__What is expected__
Repeat the full listing below verbatim and keep the images out.

______________________________

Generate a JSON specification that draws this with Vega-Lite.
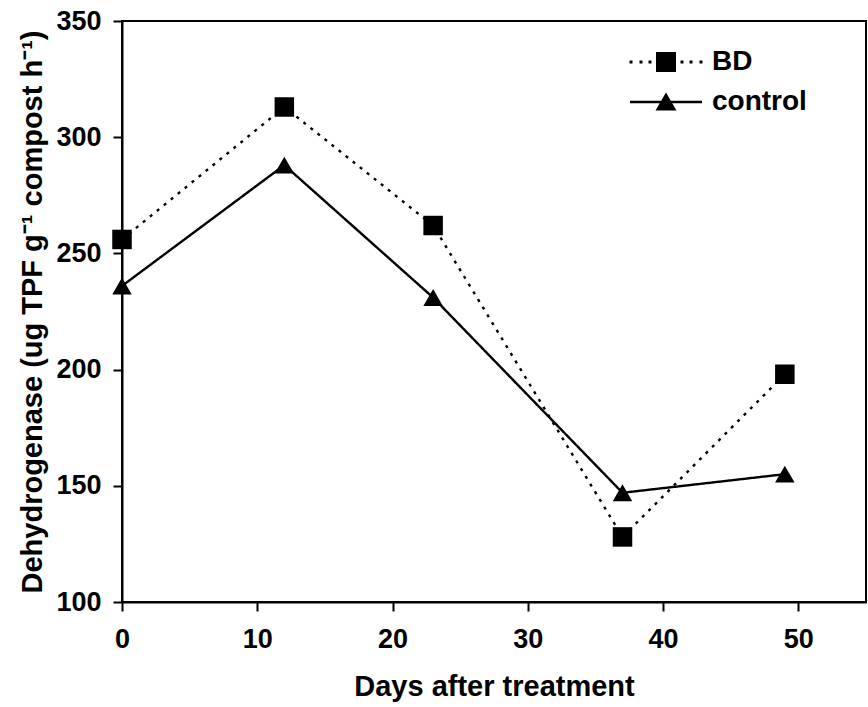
{
  "$schema": "https://vega.github.io/schema/vega-lite/v6.json",
  "width": 744,
  "height": 581,
  "autosize": "none",
  "padding": {"left": 122, "top": 21, "right": 2, "bottom": 105},
  "background": "white",
  "config": {
    "view": {"stroke": "black", "strokeWidth": 2},
    "font": "Liberation Sans"
  },
  "data": {
    "values": [
      {"day": 0, "value": 256, "series": "BD"},
      {"day": 12, "value": 313, "series": "BD"},
      {"day": 23, "value": 262, "series": "BD"},
      {"day": 37, "value": 128, "series": "BD"},
      {"day": 49, "value": 198, "series": "BD"},
      {"day": 0, "value": 236, "series": "control"},
      {"day": 12, "value": 288, "series": "control"},
      {"day": 23, "value": 231, "series": "control"},
      {"day": 37, "value": 147, "series": "control"},
      {"day": 49, "value": 155, "series": "control"}
    ]
  },
  "encoding": {
    "x": {
      "field": "day",
      "type": "quantitative",
      "scale": {"domain": [0, 55], "nice": false, "zero": false},
      "axis": {
        "title": "Days after treatment",
        "values": [0, 10, 20, 30, 40, 50],
        "grid": false,
        "domainColor": "black",
        "domainWidth": 2,
        "tickColor": "black",
        "tickWidth": 2,
        "tickSize": 9,
        "labelFont": "Liberation Sans",
        "labelFontSize": 27,
        "labelFontWeight": "bold",
        "labelColor": "black",
        "labelPadding": 15,
        "labelFlush": false,
        "titleFont": "Liberation Sans",
        "titleFontSize": 29,
        "titleFontWeight": "bold",
        "titleColor": "black",
        "titlePadding": 20
      }
    },
    "y": {
      "field": "value",
      "type": "quantitative",
      "scale": {"domain": [100, 350], "nice": false, "zero": false},
      "axis": {
        "title": "Dehydrogenase (ug TPF g⁻¹ compost h⁻¹)",
        "values": [100, 150, 200, 250, 300, 350],
        "grid": false,
        "domainColor": "black",
        "domainWidth": 2,
        "tickColor": "black",
        "tickWidth": 2,
        "tickSize": 9,
        "labelFont": "Liberation Sans",
        "labelFontSize": 27,
        "labelFontWeight": "bold",
        "labelColor": "black",
        "labelPadding": 12,
        "labelFlush": false,
        "titleFont": "Liberation Sans",
        "titleFontSize": 29,
        "titleFontWeight": "bold",
        "titleColor": "black",
        "titlePadding": 8
      }
    }
  },
  "layer": [
    {
      "mark": {"type": "line", "color": "black", "strokeWidth": 2.4},
      "encoding": {
        "detail": {"field": "series", "type": "nominal"},
        "strokeDash": {
          "condition": {"test": "datum.series === 'BD'", "value": [3, 6]},
          "value": [1, 0]
        }
      }
    },
    {
      "mark": {"type": "point", "filled": true, "color": "black", "opacity": 1, "strokeWidth": 0, "size": 380},
      "encoding": {
        "shape": {
          "condition": {"test": "datum.series === 'BD'", "value": "square"},
          "value": "triangle-up"
        }
      }
    },
    {
      "mark": {"type": "point", "filled": true, "color": "black", "opacity": 0, "strokeWidth": 0, "size": 1},
      "encoding": {
        "shape": {
          "field": "series",
          "type": "nominal",
          "scale": {
            "domain": ["BD", "control"],
            "range": [
              "M-3.65,-0.15H-3.35V0.15H-3.65Z M-2.65,-0.15H-2.35V0.15H-2.65Z M-1.75,-0.15H-1.45V0.15H-1.75Z M-1,-1H1V1H-1Z M1.45,-0.15H1.75V0.15H1.45Z M2.35,-0.15H2.65V0.15H2.35Z M3.35,-0.15H3.65V0.15H3.35Z",
              "M-3.6,-0.12H3.6V0.12H-3.6Z M0,-0.95L1.05,0.85L-1.05,0.85Z"
            ]
          },
          "legend": {
            "title": null,
            "orient": "none",
            "legendX": 530,
            "legendY": 27,
            "padding": 0,
            "symbolSize": 400,
            "symbolFillColor": "black",
            "symbolStrokeColor": "black",
            "symbolStrokeWidth": 0,
            "symbolOpacity": 1,
            "labelFont": "Liberation Sans",
            "labelFontSize": 28,
            "labelFontWeight": "bold",
            "labelColor": "black",
            "labelOffset": 32,
            "rowPadding": 12
          }
        }
      }
    }
  ]
}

______________________________

__Reply__
Generate a JSON specification that draws this with Vega-Lite.
{
  "$schema": "https://vega.github.io/schema/vega-lite/v6.json",
  "width": 744,
  "height": 581,
  "autosize": "none",
  "padding": {"left": 122, "top": 21, "right": 2, "bottom": 105},
  "background": "white",
  "config": {
    "view": {"stroke": "black", "strokeWidth": 2},
    "font": "Liberation Sans"
  },
  "data": {
    "values": [
      {"day": 0, "value": 256, "series": "BD"},
      {"day": 12, "value": 313, "series": "BD"},
      {"day": 23, "value": 262, "series": "BD"},
      {"day": 37, "value": 128, "series": "BD"},
      {"day": 49, "value": 198, "series": "BD"},
      {"day": 0, "value": 236, "series": "control"},
      {"day": 12, "value": 288, "series": "control"},
      {"day": 23, "value": 231, "series": "control"},
      {"day": 37, "value": 147, "series": "control"},
      {"day": 49, "value": 155, "series": "control"}
    ]
  },
  "encoding": {
    "x": {
      "field": "day",
      "type": "quantitative",
      "scale": {"domain": [0, 55], "nice": false, "zero": false},
      "axis": {
        "title": "Days after treatment",
        "values": [0, 10, 20, 30, 40, 50],
        "grid": false,
        "domainColor": "black",
        "domainWidth": 2,
        "tickColor": "black",
        "tickWidth": 2,
        "tickSize": 9,
        "labelFont": "Liberation Sans",
        "labelFontSize": 27,
        "labelFontWeight": "bold",
        "labelColor": "black",
        "labelPadding": 15,
        "labelFlush": false,
        "titleFont": "Liberation Sans",
        "titleFontSize": 29,
        "titleFontWeight": "bold",
        "titleColor": "black",
        "titlePadding": 20
      }
    },
    "y": {
      "field": "value",
      "type": "quantitative",
      "scale": {"domain": [100, 350], "nice": false, "zero": false},
      "axis": {
        "title": "Dehydrogenase (ug TPF g⁻¹ compost h⁻¹)",
        "values": [100, 150, 200, 250, 300, 350],
        "grid": false,
        "domainColor": "black",
        "domainWidth": 2,
        "tickColor": "black",
        "tickWidth": 2,
        "tickSize": 9,
        "labelFont": "Liberation Sans",
        "labelFontSize": 27,
        "labelFontWeight": "bold",
        "labelColor": "black",
        "labelPadding": 12,
        "labelFlush": false,
        "titleFont": "Liberation Sans",
        "titleFontSize": 29,
        "titleFontWeight": "bold",
        "titleColor": "black",
        "titlePadding": 8
      }
    }
  },
  "layer": [
    {
      "mark": {"type": "line", "color": "black", "strokeWidth": 2.4},
      "encoding": {
        "detail": {"field": "series", "type": "nominal"},
        "strokeDash": {
          "condition": {"test": "datum.series === 'BD'", "value": [3, 6]},
          "value": [1, 0]
        }
      }
    },
    {
      "mark": {"type": "point", "filled": true, "color": "black", "opacity": 1, "strokeWidth": 0, "size": 380},
      "encoding": {
        "shape": {
          "condition": {"test": "datum.series === 'BD'", "value": "square"},
          "value": "triangle-up"
        }
      }
    },
    {
      "mark": {"type": "point", "filled": true, "color": "black", "opacity": 0, "strokeWidth": 0, "size": 1},
      "encoding": {
        "shape": {
          "field": "series",
          "type": "nominal",
          "scale": {
            "domain": ["BD", "control"],
            "range": [
              "M-3.65,-0.15H-3.35V0.15H-3.65Z M-2.65,-0.15H-2.35V0.15H-2.65Z M-1.75,-0.15H-1.45V0.15H-1.75Z M-1,-1H1V1H-1Z M1.45,-0.15H1.75V0.15H1.45Z M2.35,-0.15H2.65V0.15H2.35Z M3.35,-0.15H3.65V0.15H3.35Z",
              "M-3.6,-0.12H3.6V0.12H-3.6Z M0,-0.95L1.05,0.85L-1.05,0.85Z"
            ]
          },
          "legend": {
            "title": null,
            "orient": "none",
            "legendX": 530,
            "legendY": 27,
            "padding": 0,
            "symbolSize": 400,
            "symbolFillColor": "black",
            "symbolStrokeColor": "black",
            "symbolStrokeWidth": 0,
            "symbolOpacity": 1,
            "labelFont": "Liberation Sans",
            "labelFontSize": 28,
            "labelFontWeight": "bold",
            "labelColor": "black",
            "labelOffset": 32,
            "rowPadding": 12
          }
        }
      }
    }
  ]
}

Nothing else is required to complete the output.